L’argent ne fait pas le bonheur, combler le vide en se remplissant ne fera pas de vous des êtres plus épanouis. Mais l’appétit vient en mangeant, et rien de tel que de soigner le mal par le mal en se gavant de purée pour chier comme un éléphant. Ça passerait peut-être mieux avec un peu de salade, et un zeste de bicarbonate pour se rincer le gosier. À peine remis que les voilà repartis à s’en faire dégueuler des plâtrées de pâtes et de crêpes Suzette arrosées de Grand Marnier. Ça ne s’arrêtera jamais de bouffer parce qu’il ne faudrait surtout pas gâcher. Il vous faudra avoir le cœur et l’estomac bien accrochés pour apprécier La Grande Bouffe à sa juste valeur. Cela vous fera un peu l’effet d’un gros pet tout gras lâché au milieu d’une nuit hivernale après un repas trop copieux.

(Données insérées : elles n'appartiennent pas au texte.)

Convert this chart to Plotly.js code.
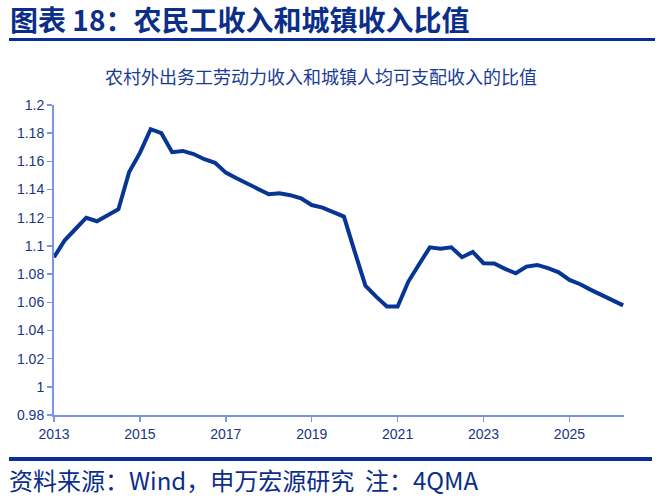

Cette plaisanterie grasse et crasse, accentuée par les calvaires digestifs et les flatulences organiques, dérape vers la tragédie lorsque Michel Piccoli ira jusqu’à péter si haut et fort en gelant la note sur son piano que son âme finira par quitter son corps, et ses excréments de souiller son pantalon. Les cadavres s’accumulent dans la chambre froide soulignant l’effroi et l’absurdité de cette orgie démesurée. Manger et baiser, voilà les deux seules choses qui importent, se vautrer dans son canapé comme une baleine échouée sur les plages normandes en attendant la mort. C’est peut-être ça finalement le véritable sens de la vie.